“The Riot that Never Was provides a striking portrayal of mid-nineteenth-century Montreal: the vigorous debates that raged in Patriote and Conservative newspapers, the hot fighting during elections that often degenerated into open conflict between the Canadiens, the Irish, and the English, and the recurrent epidemics like the cholera epidemic in 1832. (…) Jackson brilliantly establishes the exact course of events on May 21.”
— Charles Turgeon, Cahiers d’Histoire
As a by-election eventually won by Irish immigrant and newspaper editor Daniel Tracey drew to a close in May 1832, magistrates supporting his opponent, loyalist Stanley Bagg, called in the British troops from the local garrison. Ordered to open fire on a supposed mob, the troops killed three innocent bystanders following what has been qualified ever since as a riot. James Jackson establishes that the riot simply never happened and that there was no mob when soldiers opened fire.
His proof is corroborated by affidavits presented to a packed grand jury that exonerated the soldiers and officers and the magistrates who called in the troops. The grand jury comprised a majority of recently arrived English-speaking Protestant farmers even though the three victims were French Canadian and Catholic. Most troubling is the fact that historians have not questioned the official story.
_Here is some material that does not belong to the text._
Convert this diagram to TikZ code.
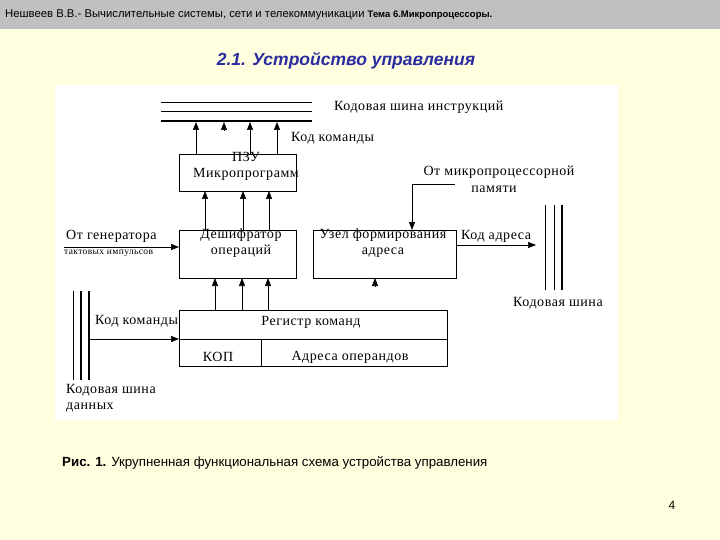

In this historical “whodunit,” James Jackson is a one-man investigative commission, combining the moral indignation of an Émile Zola and the writing talent and historical perspective of a Pierre Berton. Although the names of François Languedoc, Pierre Billet and Casimir Chauvin have been forgotten, their story deserves to be known.
This fascinating, methodical investigation into a little-known tragedy proves that truth can prevail 180 years after the events.
“The title of this excellent study reveals the formidable problem addressed: prove that no riot was taking place on St. James Street in Montreal when the British troops opened fire. (…) Jackson brilliantly establishes the exact course of events on May 21. (…) This work is definitely an excellent opportunity to revisit that feverish period in the history of democracy in Canada.”
– Charles Turgeon, Cahiers d’histoire, Vol. XXVVIII, No. 2, Winter 2010
“In May of 1932, events related to a by-election pitting a Irish-born candidate over the English party candidate in Montreal, Canada, that led to the deaths of three French Canadian men at the hands of British regulars has long been termed a riot by generations of historians. This book’s reconstruction of events, based on the proceedings of an investigation conducted by the House Assembly of the Province of Lower-Canada, contemporary news accounts, and the voting pollbook, overturns that assessment and concludes that the deaths of François Languedoc, Pierre Billet, and Casimir Chauvin were completely unjustified and that, in fact, there never was a riot that day in Montreal.”
– (Annotation ©2010 Book News Inc. Portland, OR)
James Jackson holds a DPhil from Oxford University. He taught French and Quebec Literature and History for 25 years at Trinity College Dublin. Twice elected president of the Association for Canadian Studies in Ireland, James Jackson now lives in Montreal.